As I run a website about sex positivity and inclusiveness, I try to err on the side of compassion. It doesn’t always work, of course, and I’ll make comments that alienate others. Hell, I know #NotAllChristians, so I don’t need to be reminded of that anymore. I’m uncouth, I’m outspoken to a fault, and truly, I often speak before I think, and write before I think.

I’ve wanted to write about my feelings post-election, a dispatch from the #NewNormal, but have been unable to, thus far. I’ve started many times and just given in to my darker despair urges, thrusting my fists against the posts, railing and ranting, gnashing my teeth and wringing my hands. It has, at times, been cathartic, but mostly it's just fed the despair.

And on the day the electors voted, I felt that I wanted to say something different.

It’s about love.

 

 

We all know that it’s about to get bad, potentially devastatingly bad for so many we care about, for so many in our marginalized communities.

Today (unless something insane happens) Donald Trump will be voted in as President-elect. He has appointed some of the least qualified people to the most important offices in our country (why shouldn’t his cabinet reflect him, after all?) and many actively oppose the posts to which they’ve been appointed.

It’s tempting to say this is part of the Left/Right dance, that this is “same as it ever was.” We’ve been here before, with W. It’s comforting to feel that way, and to those who want to, I don’t fault that feeling. Just do so with eyes wide open. Because it may be similar, but it’s definitely not the same.

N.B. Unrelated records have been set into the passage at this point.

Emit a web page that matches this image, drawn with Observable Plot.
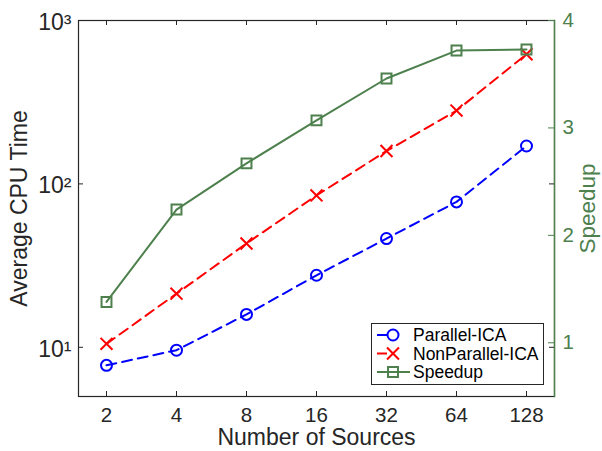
<!DOCTYPE html>
<html>
<head>
<meta charset="utf-8">
<script src="https://cdn.jsdelivr.net/npm/d3@7"></script>
<script src="https://cdn.jsdelivr.net/npm/@observablehq/plot@0.6"></script>
<style>
  html, body { margin: 0; padding: 0; background: #fff; }
  #wrap { position: relative; width: 602px; height: 451px; font-family: "Liberation Sans", Arial, Helvetica, sans-serif; }
  #wrap svg { position: absolute; left: 0; top: 0; }
</style>
</head>
<body>
<div id="wrap"></div>
<script>
const sources = [2, 4, 8, 16, 32, 64, 128];
const parallelICA = [7.76, 9.6, 15.9, 27.6, 46.3, 77.6, 170.6];
const nonParallelICA = [10.5, 21.3, 43.2, 85, 159, 281, 622];
const speedup = [1.38, 2.24, 2.67, 3.07, 3.46, 3.72, 3.73];
const cpuTicks = [10, 100, 1000];
const speedTicks = [1, 2, 3, 4];
const seriesNames = ["Parallel-ICA", "NonParallel-ICA", "Speedup"];

const blue = "#0000ff", red = "#ff0000", green = "#4d804d", ink = "#262626";
const W = 602, H = 451, mL = 78, mR = 48, mT = 20, mB = 55;
const pw = W - mL - mR, ph = H - mT - mB;

// right axis (speedup, linear [0.5, 4]) mapped onto the left log scale [5, 1000]
const cpuDomain = [5, 1000], spDomain = [0.5, 4];
const k = Math.log10(cpuDomain[1] / cpuDomain[0]) / (spDomain[1] - spDomain[0]);
const sy = s => cpuDomain[0] * Math.pow(10, (s - spDomain[0]) * k);

const data = sources.map((n, i) => ({n, par: parallelICA[i], non: nonParallelICA[i], sp: speedup[i]}));
const sup = {"1": "\u00b9", "2": "\u00b2", "3": "\u00b3"};
const FF = '"Liberation Sans", Arial, Helvetica, sans-serif';

const plot = Plot.plot({
  width: W, height: H,
  marginLeft: mL, marginRight: mR, marginTop: mT, marginBottom: mB,
  style: {fontFamily: FF, background: "transparent", overflow: "visible"},
  x: {type: "log", base: 2, domain: [Math.pow(2, 0.6), Math.pow(2, 7.4)]},
  y: {type: "log", domain: cpuDomain},
  marks: [
    Plot.frame({stroke: ink, strokeWidth: 1.2}),
    Plot.frame({anchor: "right", stroke: green, strokeWidth: 1.4}),
    // inward ticks
    Plot.tickX(sources, {x: d => d, insetTop: ph - 5, stroke: ink}),
    Plot.tickX(sources, {x: d => d, insetBottom: ph - 5, stroke: ink}),
    Plot.tickY(cpuTicks, {y: d => d, insetRight: pw - 5, stroke: ink}),
    Plot.tickY(cpuTicks, {y: d => d, insetLeft: pw - 5, stroke: ink}),
    Plot.tickY(speedTicks, {y: d => sy(d), insetLeft: pw - 6, stroke: green}),
    // axis tick labels
    Plot.axisX(sources, {tickSize: 0, tickPadding: 11, fontSize: 20.5, fill: ink, tickFormat: d => String(d), label: null}),
    Plot.axisY(cpuTicks, {anchor: "left", tickSize: 0, tickPadding: 7, fontSize: 23, fill: ink, dy: 2,
      tickFormat: d => "10" + sup[String(Math.round(Math.log10(d)))], label: null}),
    Plot.text(speedTicks, {y: d => sy(d), frameAnchor: "right", dx: 8, textAnchor: "start", lineAnchor: "middle",
      text: d => String(d), fontSize: 20.5, fill: green}),
    // axis titles
    Plot.text(["Average CPU Time"], {frameAnchor: "left", textAnchor: "middle", lineAnchor: "middle", rotate: -90, dx: -59, fontSize: 23, fill: ink}),
    Plot.text(["Speedup"], {frameAnchor: "right", textAnchor: "middle", lineAnchor: "middle", rotate: -90, dx: 33, fontSize: 22.5, fill: green}),
    Plot.text(["Number of Sources"], {frameAnchor: "bottom", textAnchor: "middle", lineAnchor: "middle", dy: 41, fontSize: 23, fill: ink}),
    // series
    Plot.line(data, {x: "n", y: "par", stroke: blue, strokeWidth: 2, strokeDasharray: "10,6"}),
    Plot.dot(data, {x: "n", y: "par", symbol: "circle", r: 5.5, stroke: blue, strokeWidth: 2, fill: "none"}),
    Plot.line(data, {x: "n", y: "non", stroke: red, strokeWidth: 2, strokeDasharray: "10,6"}),
    Plot.dot(data, {x: "n", y: "non", symbol: "times", r: 5.5, stroke: red, strokeWidth: 2}),
    Plot.line(data, {x: "n", y: d => sy(d.sp), stroke: green, strokeWidth: 2}),
    Plot.dot(data, {x: "n", y: d => sy(d.sp), symbol: "square", r: 5.6, stroke: green, strokeWidth: 2, fill: "none"})
  ]
});
const wrap = document.getElementById("wrap");
wrap.appendChild(plot);

// legend overlay
const leg = d3.select(wrap).append("svg").attr("width", W).attr("height", H)
  .style("pointer-events", "none");
const items = [
  {label: seriesNames[0], color: blue, dash: "10,30", sym: "circle"},
  {label: seriesNames[1], color: red, dash: "10,30", sym: "times"},
  {label: seriesNames[2], color: green, dash: null, sym: "square"}
];
leg.append("rect").attr("x", 371.5).attr("y", 323.5).attr("width", 172).attr("height", 61)
  .attr("fill", "#fff").attr("stroke", ink).attr("stroke-width", 1);
const rowY = [335, 353.5, 372];
items.forEach((it, i) => {
  const g = leg.append("g").attr("transform", `translate(0,${rowY[i]})`);
  g.append("line").attr("x1", 377).attr("x2", 410).attr("y1", 0).attr("y2", 0)
    .attr("stroke", it.color).attr("stroke-width", 2).attr("stroke-dasharray", it.dash);
  const symType = it.sym === "circle" ? d3.symbolCircle : it.sym === "times" ? d3.symbolTimes : d3.symbolSquare;
  const r = it.sym === "square" ? 5.6 : 5.5;
  g.append("path").attr("transform", "translate(393,0)")
    .attr("d", d3.symbol(symType, Math.PI * r * r)())
    .attr("fill", "none").attr("stroke", it.color).attr("stroke-width", 2);
  g.append("text").attr("x", 413).attr("y", 0).attr("dy", "0.35em")
    .attr("font-size", 17.5).attr("fill", "#000")
    .attr("font-family", FF)
    .text(it.label);
});
</script>
</body>
</html>
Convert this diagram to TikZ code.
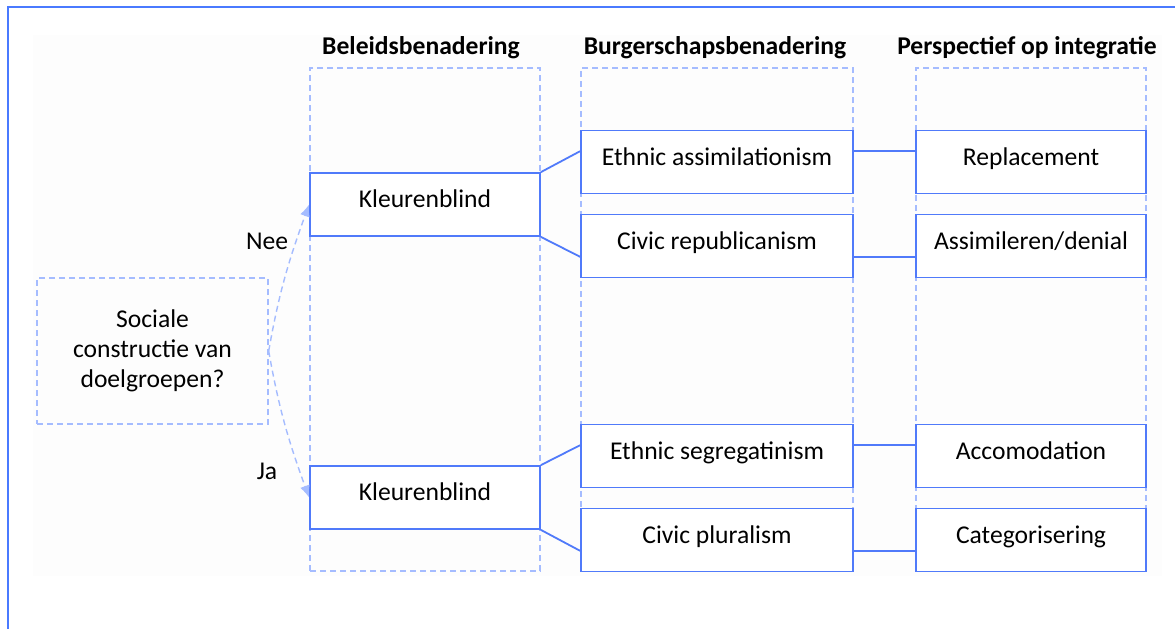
\documentclass[tikz,border=0pt]{standalone}
\usepackage{fontspec}
\setmainfont{Carlito}
\usetikzlibrary{arrows.meta, calc}
\definecolor{cFrame}{RGB}{74,122,255}
\definecolor{cLine}{RGB}{80,122,250}
\definecolor{cDash}{RGB}{165,188,255}
\tikzset{
	colbox/.style={rectangle, draw=cDash, line width=0.7pt, dash pattern=on 3pt off 2pt, minimum height=251.5pt},
	catbox/.style={rectangle, draw=cLine, fill=white, line width=0.9pt, minimum height=31.5pt, text height=8pt, text depth=5pt, font=\fontsize{12.8}{15}\selectfont},
	head/.style={font=\fontsize{12.8}{15}\selectfont\bfseries},
	conn/.style={draw=cLine, line width=0.9pt},
	flow/.style={draw=cDash, line width=0.7pt, dash pattern=on 3pt off 2pt, -{Latex[length=6pt,width=5pt]}},
}
\begin{document}
\begin{tikzpicture}[x=0.5pt, y=0.5pt]
	\useasboundingbox (0,0) rectangle (1175,-628);
	\clip (0,0) rectangle (1175,-628);
	\fill[black!0.6] (33,-35) rectangle (1162,-576);
	\draw[cFrame, line width=1.2pt] (8,-700) -- (8,-7) -- (1250,-7);
	% columns
	\node[colbox, minimum width=115pt] (col1) at (425,-319.5) {};
	\node[colbox, minimum width=136pt] (col2) at (717,-319.5) {};
	\node[colbox, minimum width=115pt] (col3) at (1031,-319.5) {};
	\node[head] (h1) at (421,-48) {Beleidsbenadering};
	\node[head] (h2) at (715,-48) {Burgerschapsbenadering};
	\node[head] (h3) at (1027,-48) {Perspectief op integratie};
	% start
	\node[rectangle, draw=cDash, line width=0.7pt, dash pattern=on 3pt off 2pt, minimum width=115.5pt, minimum height=73pt, align=center, font=\fontsize{12.8}{15}\selectfont] (soc) at (152.5,-351) {Sociale\\constructie van\\doelgroepen?};
	% boxes
	\node[catbox, minimum width=115pt] (kb1) at (425,-204.5) {Kleurenblind};
	\node[catbox, minimum width=115pt] (kb2) at (425,-497.5) {Kleurenblind};
	\node[catbox, minimum width=136pt] (ea) at (717,-162) {Ethnic assimilationism};
	\node[catbox, minimum width=136pt] (cr) at (717,-246) {Civic republicanism};
	\node[catbox, minimum width=136pt] (es) at (717,-456) {Ethnic segregatinism};
	\node[catbox, minimum width=136pt] (cp) at (717,-540) {Civic pluralism};
	\node[catbox, minimum width=115pt] (rp) at (1031,-162) {Replacement};
	\node[catbox, minimum width=115pt] (ad) at (1031,-246) {Assimileren/denial};
	\node[catbox, minimum width=115pt] (ac) at (1031,-456) {Accomodation};
	\node[catbox, minimum width=115pt] (ct) at (1031,-540) {Categorisering};
	% arrows
	\draw[flow] (soc.east) to[out=80,in=250] (kb1.west);
	\draw[flow] (soc.east) to[out=-80,in=110] (kb2.west);
	\node[font=\fontsize{12.8}{15}\selectfont] (nee) at (267,-241) {Nee};
	\node[font=\fontsize{12.8}{15}\selectfont] (ja) at (267,-471) {Ja};
	% connectors
	\draw[conn] (kb1.north east) -- ($(ea.north west)!1/3!(ea.south west)$);
	\draw[conn] (kb1.south east) -- ($(cr.north west)!2/3!(cr.south west)$);
	\draw[conn] (kb2.north east) -- ($(es.north west)!1/3!(es.south west)$);
	\draw[conn] (kb2.south east) -- ($(cp.north west)!2/3!(cp.south west)$);
	\draw[conn] ($(ea.north east)!1/3!(ea.south east)$) -- ($(rp.north west)!1/3!(rp.south west)$);
	\draw[conn] ($(cr.north east)!2/3!(cr.south east)$) -- ($(ad.north west)!2/3!(ad.south west)$);
	\draw[conn] ($(es.north east)!1/3!(es.south east)$) -- ($(ac.north west)!1/3!(ac.south west)$);
	\draw[conn] ($(cp.north east)!2/3!(cp.south east)$) -- ($(ct.north west)!2/3!(ct.south west)$);
\end{tikzpicture}
\end{document}
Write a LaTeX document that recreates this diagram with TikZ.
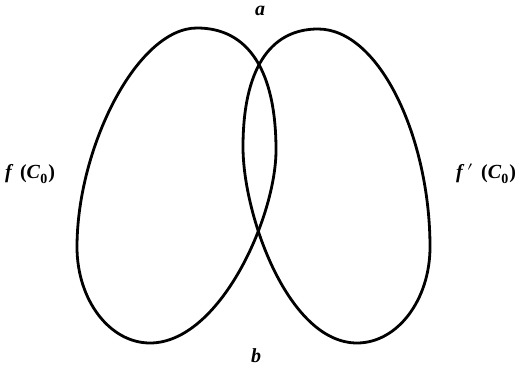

Fascism isn’t an instant thing, where one day we wake up to totalitarianism. It’s gradual. Many will say it’s been coming for decades and that may well be true. But with the outgoing NC government working to ensure that the new governor will have far less power, we see that a new playbook has arrived. The rules have changed. The darkness has become emboldened. We see them now, shoving at the margins of polite society.

Where Barack Obama was a symbol of hope and potential to so many communities who’ve always felt they could not be president, so now we see Trump as a symbol that you don’t need to be “politically correct,” that telling the “truth” is a great way to get away with being hateful.

We need to watch that these margin pushes don’t become the norm.

Eyes wide open means watching out for yourself and your family, but also for those that you don’t share race, sexuality, creed, or beliefs with. The poorest, the most vulnerable, they’re more important now. We need to take care of them as best we can because things are about to get bad.

So, go ahead and try not to stress out about the oncoming storm, that’s alright. But when you see something happening, speak up. When people say horrible things — racist, sexist, homophobic, classist, or downright ignorant things — say something.

Continuing to say something is the only way through. Quiet on the side of good is what has brought us here.

The quote that has, bizarrely, meant the most to me throughout this whole horrific ordeal comes from Twin Peaks:

“While I will admit to a certain cynicism, the fact is that I am a naysayer and hatchetman in the fight against violence. I pride myself in taking a punch and I’ll gladly take another because I choose to live my life in the company of Gandhi and King. My concerns are global. I reject absolutely revenge, aggression, and retaliation. The foundation of such a method… is love.” — Albert Rosenfield

We must continue to love each other.

Love will win out. It must.

Let’s take care of each other and make 2017 the year this horrible wave finally breaks and begins to roll back.